Write out the listing, please, but only from its first line through the line containing "return 1 - y / H", exactly as given and without pictures.

☆ ☆ ☆ ☆ ☆

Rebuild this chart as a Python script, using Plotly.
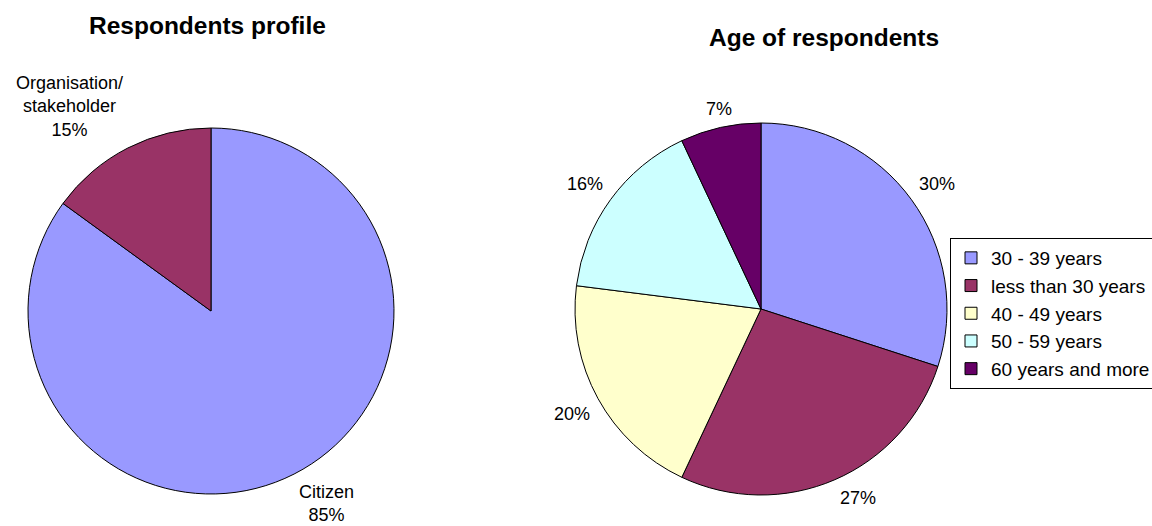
import math
import plotly.graph_objects as go

# ---- data ----
profile_labels = ["Citizen", "Organisation/<br>stakeholder"]
profile_values = [85, 15]
profile_colors = ["#9999FF", "#993366"]

age_labels = ["30 - 39 years", "less than 30 years", "40 - 49 years", "50 - 59 years", "60 years and more"]
age_values = [30, 27, 20, 16, 7]
age_colors = ["#9999FF", "#993366", "#FFFFCC", "#CCFFFF", "#660066"]

title_left = "Respondents profile"
title_right = "Age of respondents"

# ---- layout constants (pixels) ----
W, H = 1152, 526
FONT = "Liberation Sans, Arial, sans-serif"
left_c, left_r = (211, 311), 183
right_c, right_r = (761, 309), 186


def px(x):
    return x / W


def py(y):
    return 1 - y / H


def domain(c, r):
    return dict(x=[px(c[0] - r), px(c[0] + r)], y=[py(c[1] + r), py(c[1] - r)])


fig = go.Figure()
fig.add_trace(go.Pie(
    labels=profile_labels, values=profile_values, sort=False, direction="clockwise",
    rotation=0, marker=dict(colors=profile_colors, line=dict(color="black", width=1)),
    textinfo="none", hoverinfo="label+percent", showlegend=False,
    domain=domain(left_c, left_r),
))
fig.add_trace(go.Pie(
    labels=age_labels, values=age_values, sort=False, direction="clockwise",
    rotation=0, marker=dict(colors=age_colors, line=dict(color="black", width=1)),
    textinfo="none", hoverinfo="label+percent", showlegend=True,
    domain=domain(right_c, right_r),
))


def label_annotations(values, texts, c, r, gap):
    total = sum(values)
    anns = []
    cum = 0
    for v, t in zip(values, texts):
        mid = (cum + v / 2) / total * 2 * math.pi
        cum += v
        sx, sy = math.sin(mid), -math.cos(mid)
        x = c[0] + (r + gap) * sx
        y = c[1] + (r + gap) * sy
        xanchor = "left" if sx > 0.3 else ("right" if sx < -0.3 else "center")
        yanchor = "bottom" if sy < -0.3 else ("top" if sy > 0.3 else "middle")
        anns.append(dict(
            x=px(x), y=py(y), xref="paper", yref="paper", text=t, showarrow=False,
            xanchor=xanchor, yanchor=yanchor, align="center",
            font=dict(family=FONT, size=18, color="black"),
        ))
    return anns


annotations = []
annotations += label_annotations(
    profile_values,
    [f"{l}<br>{round(v / sum(profile_values) * 100)}%" for l, v in zip(profile_labels, profile_values)],
    left_c, left_r, 7)
annotations += label_annotations(
    age_values,
    [f"{round(v / sum(age_values) * 100)}%" for v in age_values],
    right_c, right_r, 7)

annotations.append(dict(x=px(207), y=py(25), xref="paper", yref="paper", text=f"<b>{title_left}</b>",
                        showarrow=False, xanchor="center", yanchor="middle",
                        font=dict(family=FONT, size=24.5, color="black")))
annotations.append(dict(x=px(824), y=py(38), xref="paper", yref="paper", text=f"<b>{title_right}</b>",
                        showarrow=False, xanchor="center", yanchor="middle",
                        font=dict(family=FONT, size=24.5, color="black")))

fig.update_layout(
    width=W, height=H, autosize=False,
    margin=dict(l=0, r=0, t=0, b=0, autoexpand=False),
    paper_bgcolor="white", plot_bgcolor="white",
    font=dict(family=FONT, size=18, color="black"),
    annotations=annotations,
    legend=dict(
        x=px(950), y=py(238), xanchor="left", yanchor="top",
        bordercolor="black", borderwidth=1, bgcolor="rgba(255,255,255,0)",
        font=dict(family=FONT, size=19, color="black"),
        traceorder="normal",
    ),
)

fig.write_html("out.html", include_plotlyjs=True, config={"displayModeBar": False},
               post_script="document.body.style.margin='0';document.body.style.overflow='hidden';")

☆ ☆ ☆ ☆ ☆

RESPONSE BELOW:
Rebuild this chart as a Python script, using Plotly.
import math
import plotly.graph_objects as go

# ---- data ----
profile_labels = ["Citizen", "Organisation/<br>stakeholder"]
profile_values = [85, 15]
profile_colors = ["#9999FF", "#993366"]

age_labels = ["30 - 39 years", "less than 30 years", "40 - 49 years", "50 - 59 years", "60 years and more"]
age_values = [30, 27, 20, 16, 7]
age_colors = ["#9999FF", "#993366", "#FFFFCC", "#CCFFFF", "#660066"]

title_left = "Respondents profile"
title_right = "Age of respondents"

# ---- layout constants (pixels) ----
W, H = 1152, 526
FONT = "Liberation Sans, Arial, sans-serif"
left_c, left_r = (211, 311), 183
right_c, right_r = (761, 309), 186


def px(x):
    return x / W


def py(y):
    return 1 - y / H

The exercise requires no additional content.